As I mentioned in this post (and you can still leave a comment on that post as I am donating $1 per comment to Plus 15 where donations are matched 3:1 today!) I am participating in a blog hop for World Down Syndrome Day. The theme we decided on is "A Day in the Life" of an individual with Down syndrome.
I took some video clips of Kayla over a couple of days and then edited those down to a 4 and a half minute (you're welcome!) video montage of what is more like "A Peek Into The Life" of Kayla.
A typical week day for Kayla:
- Wake up at 6am and do the whole morning routine of breakfast, brushing teeth and hair, getting dressed and walking to the bus stop.
- If it's Mon I pick her up after school and we go directly to vision therapy (45 min)
- If it's Tue she rides the bus home and a short time later we go back to school to pick Lucas up from Mad Science
- If it's Wed I pick her up after school and we go directly to vision therapy (45). After VT we go directly to speech therapy (30 min)
- If it's Thur she comes home on the bus (and you'll see in the 2nd video she is interested in the running club at school; if I can still sign her up for that I think they meet on Thur after school)
- If it's Fri she stays after school for Drama Club
The days we are actually home after school she either plays outside or retreats upstairs to her room/the play area and plays dress up or any number of things. She likes her space. She likes to do her own thing after school and therapies. She likes to de-stress. The rest of the time is usually rushed to fit in studying, some homework, reading, shower, eating dinner, making lunch, on the off-therapy days doing eye and speech exercises at home, pick out clothes for the next day, read a story before bed.
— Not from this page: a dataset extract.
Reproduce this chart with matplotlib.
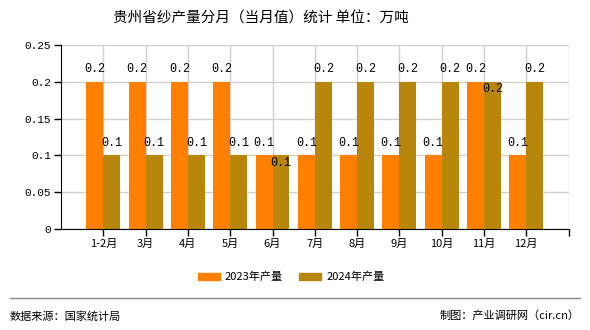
import numpy as np
import matplotlib.pyplot as plt
from matplotlib.lines import Line2D

plt.rcParams['font.family'] = ['Noto Sans CJK SC', 'DejaVu Sans']

months = ['1-2月', '3月', '4月', '5月', '6月', '7月', '8月', '9月', '10月', '11月', '12月']
prod_2023 = [0.2, 0.2, 0.2, 0.2, 0.1, 0.1, 0.1, 0.1, 0.1, 0.2, 0.1]
prod_2024 = [0.1, 0.1, 0.1, 0.1, 0.1, 0.2, 0.2, 0.2, 0.2, 0.2, 0.2]
yticks = [0, 0.05, 0.1, 0.15, 0.2, 0.25]
ytick_labels = ['0', '0.05', '0.1', '0.15', '0.2', '0.25']

c23 = '#ff8000'
c24 = '#b8860b'
mono = ['Liberation Mono', 'DejaVu Sans Mono']

fig = plt.figure(figsize=(5.9, 3.3), dpi=100)
ax = fig.add_axes([61 / 590, 1 - 229 / 330, 507.6 / 590, 184 / 330])

x = np.arange(1, len(months) + 1)
w = 0.4
ax.bar(x - w / 2, prod_2023, w, color=c23, zorder=2)
ax.bar(x + w / 2, prod_2024, w, color=c24, zorder=2)

# value labels; the 2024 label drops inside the bar when it would overlap
for i in range(len(months)):
    ax.text(x[i] - w / 2, prod_2023[i] + 0.017, f'{prod_2023[i]:.1f}', ha='center', va='center',
            fontsize=8.5, family=mono, zorder=3)
    if prod_2024[i] == prod_2023[i]:
        ty = prod_2024[i] - 0.01
    else:
        ty = prod_2024[i] + 0.017
    ax.text(x[i] + w / 2, ty, f'{prod_2024[i]:.1f}', ha='center', va='center',
            fontsize=8.5, family=mono, zorder=3)

ax.set_xlim(0, 12)
ax.set_ylim(0, 0.25)
ax.set_xticks(list(x) + [12])
ax.set_xticklabels(months + [''], fontsize=8)
ax.set_yticks(yticks)
ax.set_yticklabels(ytick_labels, fontsize=8, family=mono)
ax.grid(True, color='#d0d0d0', linewidth=1, zorder=0)
ax.spines['top'].set_visible(False)
ax.spines['right'].set_visible(False)
ax.tick_params(axis='both', length=5, width=1, color='black', pad=2)

handles = [plt.Rectangle((0, 0), 1, 1, color=c23), plt.Rectangle((0, 0), 1, 1, color=c24)]
fig.legend(handles, ['2023年产量', '2024年产量'], loc='center', bbox_to_anchor=(291 / 590, 1 - 277 / 330),
           ncol=2, frameon=False, fontsize=8, handlelength=2.0, handleheight=0.65,
           handletextpad=0.45, columnspacing=1.45)

fig.text(261 / 590, 1 - 18 / 330, '贵州省纱产量分月（当月值）统计 单位：万吨', ha='center', va='center', fontsize=10.5)
fig.add_artist(Line2D([10 / 590, 580 / 590], [1 - 298 / 330, 1 - 298 / 330], color='#888888', linewidth=1))
fig.text(10 / 590, 1 - 316 / 330, '数据来源：国家统计局', ha='left', va='center', fontsize=8)
fig.text(580 / 590, 1 - 316 / 330, '制图：产业调研网（cir.cn）', ha='right', va='center', fontsize=8)

fig.savefig('out.png', dpi=100)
In this video you'll get a true peek as to what a day in her life is like: complete with rushing to get ready in the morning (it's an every.single.morning mantra "c'mon Kayla, hurry up, we're going to be late, let's go, hurry! and getting up 15 min earlier wouldn't help. She's already up at 6 as it is. We would still be doing the hurry up routine. She has no sense of urgency), tween moodiness, and silliness that you'll hear in her high-pitched, talking-like-a-baby voice while going over government facts.